§ **TASK TO COMPLETE**
Pick out every line that holds the string "seaborn" and copy it.

★ ★ ★ ★

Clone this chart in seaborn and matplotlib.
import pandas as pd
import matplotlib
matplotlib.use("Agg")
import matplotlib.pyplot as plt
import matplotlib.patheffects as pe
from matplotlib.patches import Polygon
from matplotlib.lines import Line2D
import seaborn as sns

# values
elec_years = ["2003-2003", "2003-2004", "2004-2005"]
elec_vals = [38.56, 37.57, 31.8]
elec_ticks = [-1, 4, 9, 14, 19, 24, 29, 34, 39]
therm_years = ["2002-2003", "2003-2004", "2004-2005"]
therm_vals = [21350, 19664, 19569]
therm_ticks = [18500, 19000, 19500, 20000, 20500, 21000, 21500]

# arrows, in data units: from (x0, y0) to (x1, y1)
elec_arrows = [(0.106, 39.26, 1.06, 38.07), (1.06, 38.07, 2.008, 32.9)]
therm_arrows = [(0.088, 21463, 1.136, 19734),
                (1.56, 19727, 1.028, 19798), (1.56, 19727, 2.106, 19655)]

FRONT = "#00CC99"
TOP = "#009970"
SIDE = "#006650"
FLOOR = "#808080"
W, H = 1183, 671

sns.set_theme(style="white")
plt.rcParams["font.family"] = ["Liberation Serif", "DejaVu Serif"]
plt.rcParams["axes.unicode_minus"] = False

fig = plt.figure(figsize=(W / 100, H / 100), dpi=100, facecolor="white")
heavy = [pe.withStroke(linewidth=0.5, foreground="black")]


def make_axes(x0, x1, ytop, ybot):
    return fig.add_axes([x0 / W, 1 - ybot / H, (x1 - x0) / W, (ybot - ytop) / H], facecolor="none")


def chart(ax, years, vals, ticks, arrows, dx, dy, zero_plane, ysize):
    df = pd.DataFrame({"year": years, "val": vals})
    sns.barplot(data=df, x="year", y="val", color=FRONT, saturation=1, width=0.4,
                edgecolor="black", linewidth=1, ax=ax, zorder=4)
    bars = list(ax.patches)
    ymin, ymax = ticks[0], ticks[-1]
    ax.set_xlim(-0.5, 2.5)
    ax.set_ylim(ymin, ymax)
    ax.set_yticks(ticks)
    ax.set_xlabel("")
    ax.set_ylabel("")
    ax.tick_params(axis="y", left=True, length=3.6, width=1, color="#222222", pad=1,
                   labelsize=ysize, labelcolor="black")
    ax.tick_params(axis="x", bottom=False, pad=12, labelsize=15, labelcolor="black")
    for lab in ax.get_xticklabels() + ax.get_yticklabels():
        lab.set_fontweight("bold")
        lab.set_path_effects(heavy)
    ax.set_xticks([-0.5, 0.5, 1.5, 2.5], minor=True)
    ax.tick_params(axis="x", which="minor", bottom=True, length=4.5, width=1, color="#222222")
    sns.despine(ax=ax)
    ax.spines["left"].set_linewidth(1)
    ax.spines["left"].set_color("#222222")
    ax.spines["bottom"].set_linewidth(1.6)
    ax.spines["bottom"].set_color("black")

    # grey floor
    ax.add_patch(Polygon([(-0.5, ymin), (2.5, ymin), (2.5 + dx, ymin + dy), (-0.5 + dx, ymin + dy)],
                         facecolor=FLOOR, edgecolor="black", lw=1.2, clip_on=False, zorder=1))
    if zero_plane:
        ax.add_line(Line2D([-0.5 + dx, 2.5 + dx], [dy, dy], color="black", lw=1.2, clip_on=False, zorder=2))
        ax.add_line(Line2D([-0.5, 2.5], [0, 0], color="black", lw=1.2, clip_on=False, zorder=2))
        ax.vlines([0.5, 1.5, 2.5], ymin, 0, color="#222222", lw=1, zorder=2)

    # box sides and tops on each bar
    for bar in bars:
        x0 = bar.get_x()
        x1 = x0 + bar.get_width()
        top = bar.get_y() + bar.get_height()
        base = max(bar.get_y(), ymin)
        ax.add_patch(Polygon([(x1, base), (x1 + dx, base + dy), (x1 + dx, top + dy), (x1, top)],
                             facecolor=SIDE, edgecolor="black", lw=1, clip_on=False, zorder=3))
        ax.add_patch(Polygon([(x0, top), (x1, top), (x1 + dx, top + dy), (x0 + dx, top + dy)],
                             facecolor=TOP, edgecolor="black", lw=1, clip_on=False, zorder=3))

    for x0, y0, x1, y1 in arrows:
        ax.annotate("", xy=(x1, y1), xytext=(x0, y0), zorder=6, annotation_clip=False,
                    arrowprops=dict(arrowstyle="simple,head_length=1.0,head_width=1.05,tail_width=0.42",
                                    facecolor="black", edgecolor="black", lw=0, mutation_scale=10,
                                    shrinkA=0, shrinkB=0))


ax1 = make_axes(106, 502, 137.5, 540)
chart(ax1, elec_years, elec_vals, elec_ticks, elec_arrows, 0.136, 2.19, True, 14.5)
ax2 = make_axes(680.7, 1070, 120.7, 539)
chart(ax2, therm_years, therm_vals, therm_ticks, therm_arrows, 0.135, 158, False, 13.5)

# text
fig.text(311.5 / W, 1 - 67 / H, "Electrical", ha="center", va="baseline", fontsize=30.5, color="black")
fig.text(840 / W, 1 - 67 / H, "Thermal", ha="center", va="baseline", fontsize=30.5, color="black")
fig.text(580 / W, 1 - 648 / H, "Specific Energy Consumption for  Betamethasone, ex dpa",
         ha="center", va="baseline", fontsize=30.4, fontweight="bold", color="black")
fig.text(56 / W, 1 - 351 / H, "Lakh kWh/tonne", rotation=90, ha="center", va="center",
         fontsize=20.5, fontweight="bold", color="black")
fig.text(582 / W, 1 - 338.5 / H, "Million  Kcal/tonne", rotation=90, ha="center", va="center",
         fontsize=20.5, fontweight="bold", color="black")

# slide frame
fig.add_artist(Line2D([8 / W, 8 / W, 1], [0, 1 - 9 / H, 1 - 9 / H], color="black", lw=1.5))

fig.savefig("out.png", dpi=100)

★ ★ ★ ★

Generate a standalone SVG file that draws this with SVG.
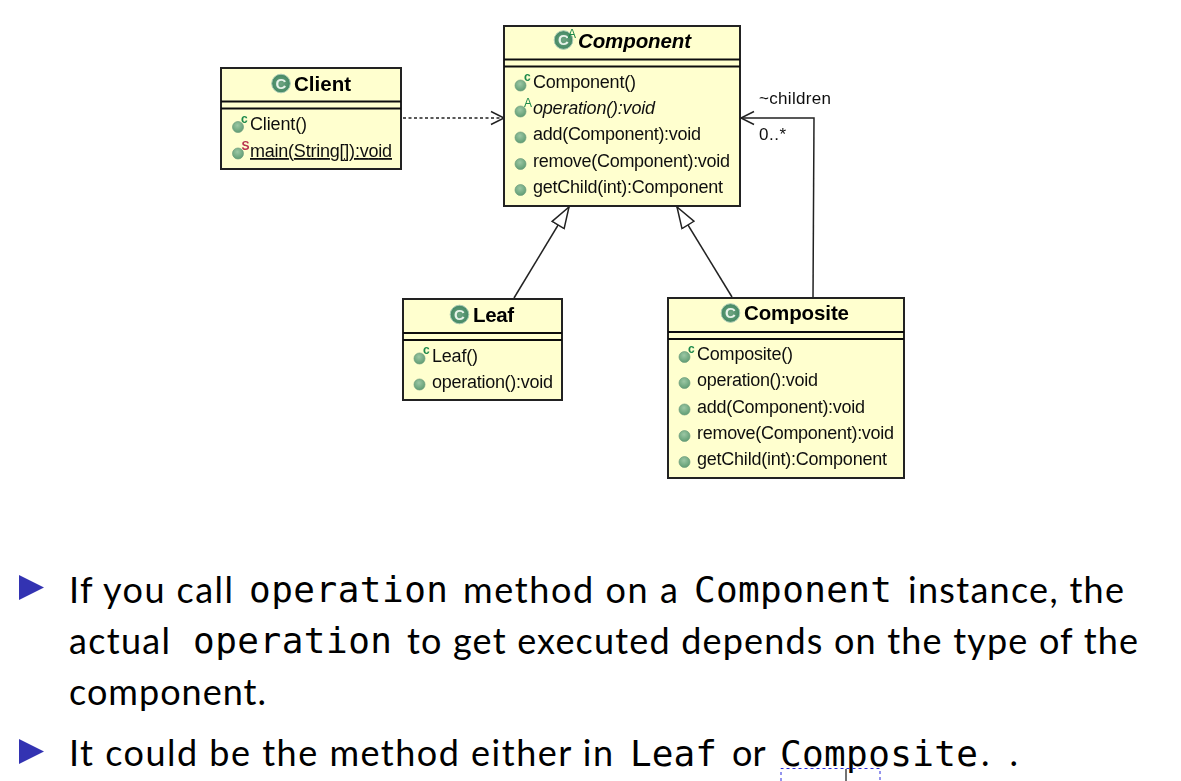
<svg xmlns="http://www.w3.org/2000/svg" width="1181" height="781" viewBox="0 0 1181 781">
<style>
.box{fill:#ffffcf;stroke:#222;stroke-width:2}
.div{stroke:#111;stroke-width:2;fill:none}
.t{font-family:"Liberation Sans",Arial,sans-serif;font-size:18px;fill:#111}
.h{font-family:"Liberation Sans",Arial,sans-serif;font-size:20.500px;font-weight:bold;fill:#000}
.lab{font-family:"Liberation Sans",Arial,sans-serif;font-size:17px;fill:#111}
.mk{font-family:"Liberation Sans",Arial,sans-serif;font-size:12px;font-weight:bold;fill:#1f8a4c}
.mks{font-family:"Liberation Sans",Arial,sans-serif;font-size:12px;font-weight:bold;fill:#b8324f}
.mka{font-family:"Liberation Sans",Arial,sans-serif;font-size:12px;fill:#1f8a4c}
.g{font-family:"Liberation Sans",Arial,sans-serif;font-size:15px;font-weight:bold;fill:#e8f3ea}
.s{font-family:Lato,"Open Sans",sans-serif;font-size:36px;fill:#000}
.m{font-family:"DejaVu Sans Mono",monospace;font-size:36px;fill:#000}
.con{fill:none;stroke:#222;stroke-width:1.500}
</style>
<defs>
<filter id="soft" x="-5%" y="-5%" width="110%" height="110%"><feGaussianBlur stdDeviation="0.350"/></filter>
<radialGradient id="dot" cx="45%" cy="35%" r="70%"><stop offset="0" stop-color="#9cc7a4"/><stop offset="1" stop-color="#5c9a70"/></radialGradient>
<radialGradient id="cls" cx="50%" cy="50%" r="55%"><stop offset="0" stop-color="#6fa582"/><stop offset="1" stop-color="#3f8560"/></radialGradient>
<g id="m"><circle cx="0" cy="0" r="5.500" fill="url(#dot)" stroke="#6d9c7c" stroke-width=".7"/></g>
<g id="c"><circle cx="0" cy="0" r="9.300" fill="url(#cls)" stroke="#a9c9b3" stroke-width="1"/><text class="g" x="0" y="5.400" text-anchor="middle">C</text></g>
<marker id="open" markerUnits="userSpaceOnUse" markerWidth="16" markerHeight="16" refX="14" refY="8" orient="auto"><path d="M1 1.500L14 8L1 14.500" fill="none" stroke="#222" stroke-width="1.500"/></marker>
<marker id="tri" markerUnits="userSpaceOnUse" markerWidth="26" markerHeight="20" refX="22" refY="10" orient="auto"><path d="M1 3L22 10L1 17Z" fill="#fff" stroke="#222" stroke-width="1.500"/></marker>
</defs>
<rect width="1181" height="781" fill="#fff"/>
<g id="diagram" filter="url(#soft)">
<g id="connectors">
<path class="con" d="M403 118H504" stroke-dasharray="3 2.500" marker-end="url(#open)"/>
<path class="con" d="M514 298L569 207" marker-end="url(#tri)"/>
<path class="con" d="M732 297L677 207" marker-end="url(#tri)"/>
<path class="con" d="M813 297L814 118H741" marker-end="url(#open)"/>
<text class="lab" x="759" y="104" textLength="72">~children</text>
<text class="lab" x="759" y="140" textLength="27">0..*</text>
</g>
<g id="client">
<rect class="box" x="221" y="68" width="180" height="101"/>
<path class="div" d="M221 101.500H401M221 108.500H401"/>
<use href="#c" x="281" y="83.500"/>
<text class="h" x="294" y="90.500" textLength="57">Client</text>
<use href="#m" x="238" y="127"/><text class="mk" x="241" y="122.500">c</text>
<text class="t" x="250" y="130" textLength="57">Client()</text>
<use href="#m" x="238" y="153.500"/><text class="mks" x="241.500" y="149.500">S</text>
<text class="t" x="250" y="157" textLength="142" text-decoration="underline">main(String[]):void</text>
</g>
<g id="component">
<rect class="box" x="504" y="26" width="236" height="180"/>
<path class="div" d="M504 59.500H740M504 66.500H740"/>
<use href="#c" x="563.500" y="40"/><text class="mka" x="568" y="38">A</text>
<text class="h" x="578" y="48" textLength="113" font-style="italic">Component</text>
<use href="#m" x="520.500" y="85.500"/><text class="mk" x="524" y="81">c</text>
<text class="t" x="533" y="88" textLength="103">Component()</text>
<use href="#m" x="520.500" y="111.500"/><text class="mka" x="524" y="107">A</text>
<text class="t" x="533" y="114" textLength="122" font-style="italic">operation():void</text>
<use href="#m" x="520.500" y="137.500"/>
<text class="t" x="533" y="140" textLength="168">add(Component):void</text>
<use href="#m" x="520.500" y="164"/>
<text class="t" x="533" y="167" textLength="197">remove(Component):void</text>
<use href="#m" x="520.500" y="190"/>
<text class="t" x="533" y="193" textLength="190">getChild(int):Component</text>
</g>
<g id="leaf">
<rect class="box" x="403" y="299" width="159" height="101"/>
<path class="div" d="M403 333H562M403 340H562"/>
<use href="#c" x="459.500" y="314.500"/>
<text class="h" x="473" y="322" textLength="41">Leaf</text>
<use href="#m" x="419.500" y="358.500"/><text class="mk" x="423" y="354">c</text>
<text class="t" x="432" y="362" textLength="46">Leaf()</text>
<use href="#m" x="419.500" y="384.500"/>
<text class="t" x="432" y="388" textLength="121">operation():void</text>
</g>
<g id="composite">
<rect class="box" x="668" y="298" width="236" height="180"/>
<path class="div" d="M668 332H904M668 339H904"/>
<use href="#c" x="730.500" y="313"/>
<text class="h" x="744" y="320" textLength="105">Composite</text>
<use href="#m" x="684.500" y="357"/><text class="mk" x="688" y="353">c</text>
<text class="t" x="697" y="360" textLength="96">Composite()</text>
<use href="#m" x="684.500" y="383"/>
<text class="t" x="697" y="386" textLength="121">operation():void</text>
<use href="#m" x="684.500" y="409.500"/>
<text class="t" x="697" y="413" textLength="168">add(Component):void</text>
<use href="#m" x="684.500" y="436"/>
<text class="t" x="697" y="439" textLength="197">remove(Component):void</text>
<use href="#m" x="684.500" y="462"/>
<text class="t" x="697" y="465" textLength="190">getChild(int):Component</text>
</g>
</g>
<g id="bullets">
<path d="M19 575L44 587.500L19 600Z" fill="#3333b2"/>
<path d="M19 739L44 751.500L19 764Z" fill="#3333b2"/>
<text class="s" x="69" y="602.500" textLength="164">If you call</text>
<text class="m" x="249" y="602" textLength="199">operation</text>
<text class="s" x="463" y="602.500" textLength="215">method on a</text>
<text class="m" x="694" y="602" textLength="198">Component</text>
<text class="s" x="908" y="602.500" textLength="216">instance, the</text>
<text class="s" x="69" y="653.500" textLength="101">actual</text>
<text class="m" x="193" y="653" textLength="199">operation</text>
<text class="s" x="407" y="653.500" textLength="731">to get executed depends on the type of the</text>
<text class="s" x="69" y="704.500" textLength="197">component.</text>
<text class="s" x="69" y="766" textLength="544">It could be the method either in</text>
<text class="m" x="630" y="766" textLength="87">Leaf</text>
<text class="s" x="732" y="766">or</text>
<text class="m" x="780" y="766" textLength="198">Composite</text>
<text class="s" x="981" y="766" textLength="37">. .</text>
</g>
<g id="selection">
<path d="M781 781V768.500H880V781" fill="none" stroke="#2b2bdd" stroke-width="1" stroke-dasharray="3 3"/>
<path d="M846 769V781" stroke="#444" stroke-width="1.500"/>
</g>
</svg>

★ ★ ★ ★

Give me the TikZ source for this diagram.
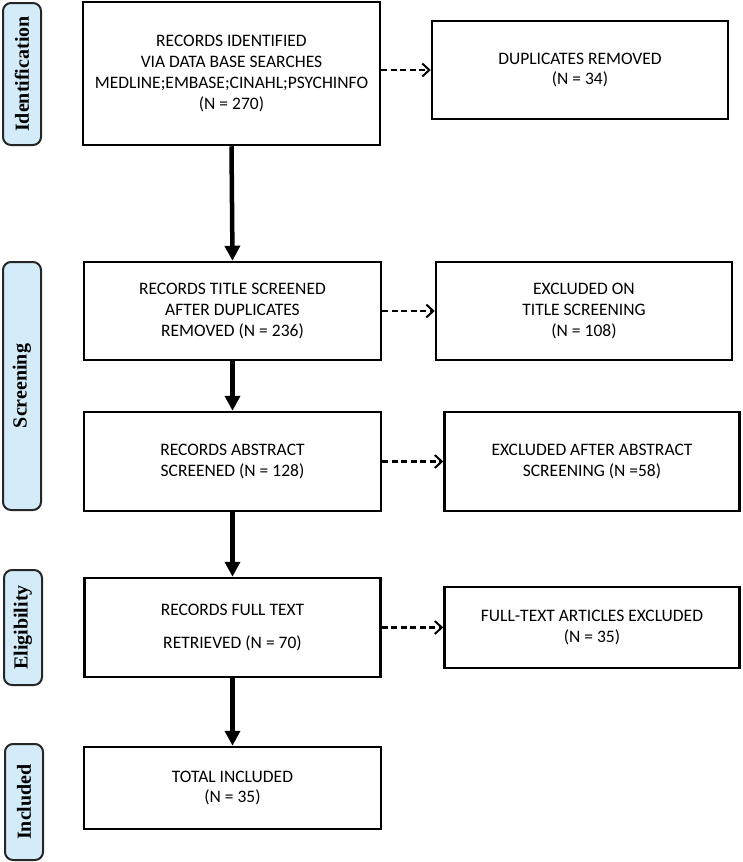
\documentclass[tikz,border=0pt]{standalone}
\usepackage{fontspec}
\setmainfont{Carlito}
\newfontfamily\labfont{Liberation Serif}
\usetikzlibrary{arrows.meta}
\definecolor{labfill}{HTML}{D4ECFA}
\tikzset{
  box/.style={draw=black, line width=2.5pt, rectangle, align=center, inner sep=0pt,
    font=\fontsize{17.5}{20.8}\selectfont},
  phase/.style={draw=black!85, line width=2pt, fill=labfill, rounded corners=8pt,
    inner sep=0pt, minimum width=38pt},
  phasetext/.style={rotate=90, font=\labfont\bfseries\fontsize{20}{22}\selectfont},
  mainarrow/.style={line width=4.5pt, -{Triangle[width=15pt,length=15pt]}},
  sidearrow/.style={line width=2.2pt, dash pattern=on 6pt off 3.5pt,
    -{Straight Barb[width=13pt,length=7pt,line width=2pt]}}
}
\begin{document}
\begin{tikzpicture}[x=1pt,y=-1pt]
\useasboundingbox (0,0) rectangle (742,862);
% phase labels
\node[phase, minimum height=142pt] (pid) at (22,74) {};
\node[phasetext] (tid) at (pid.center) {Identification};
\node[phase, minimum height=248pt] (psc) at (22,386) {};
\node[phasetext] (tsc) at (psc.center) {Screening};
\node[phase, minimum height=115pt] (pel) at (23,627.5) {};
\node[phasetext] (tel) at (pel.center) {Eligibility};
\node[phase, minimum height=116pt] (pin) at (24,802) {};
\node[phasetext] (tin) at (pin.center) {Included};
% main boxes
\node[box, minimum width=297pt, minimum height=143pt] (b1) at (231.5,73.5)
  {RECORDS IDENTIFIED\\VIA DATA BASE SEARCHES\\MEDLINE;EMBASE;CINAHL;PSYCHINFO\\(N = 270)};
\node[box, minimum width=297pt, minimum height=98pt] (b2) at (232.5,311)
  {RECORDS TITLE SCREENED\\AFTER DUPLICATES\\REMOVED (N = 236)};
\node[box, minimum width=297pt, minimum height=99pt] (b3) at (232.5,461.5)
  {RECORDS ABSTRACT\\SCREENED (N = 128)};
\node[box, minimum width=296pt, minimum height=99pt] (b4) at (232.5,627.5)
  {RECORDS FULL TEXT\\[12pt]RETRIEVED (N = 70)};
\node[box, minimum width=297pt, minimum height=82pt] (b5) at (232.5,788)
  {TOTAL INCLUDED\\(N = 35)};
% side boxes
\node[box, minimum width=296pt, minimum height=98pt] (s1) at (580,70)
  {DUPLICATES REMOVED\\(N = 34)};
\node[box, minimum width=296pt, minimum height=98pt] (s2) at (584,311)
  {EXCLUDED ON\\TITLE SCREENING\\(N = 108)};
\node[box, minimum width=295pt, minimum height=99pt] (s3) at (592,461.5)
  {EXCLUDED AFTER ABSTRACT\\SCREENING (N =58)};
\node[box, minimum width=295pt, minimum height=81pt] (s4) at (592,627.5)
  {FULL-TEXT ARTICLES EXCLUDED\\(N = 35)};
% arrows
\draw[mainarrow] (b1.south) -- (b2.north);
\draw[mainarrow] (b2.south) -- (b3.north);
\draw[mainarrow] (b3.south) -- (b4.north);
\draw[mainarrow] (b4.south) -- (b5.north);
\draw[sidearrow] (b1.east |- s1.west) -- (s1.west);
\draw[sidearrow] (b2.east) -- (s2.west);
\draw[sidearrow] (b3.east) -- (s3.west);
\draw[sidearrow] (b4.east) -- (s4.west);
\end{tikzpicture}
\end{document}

★ ★ ★ ★

§ **ANSWER TO THE PROBLEM**
Clone this chart in seaborn and matplotlib.
import seaborn as sns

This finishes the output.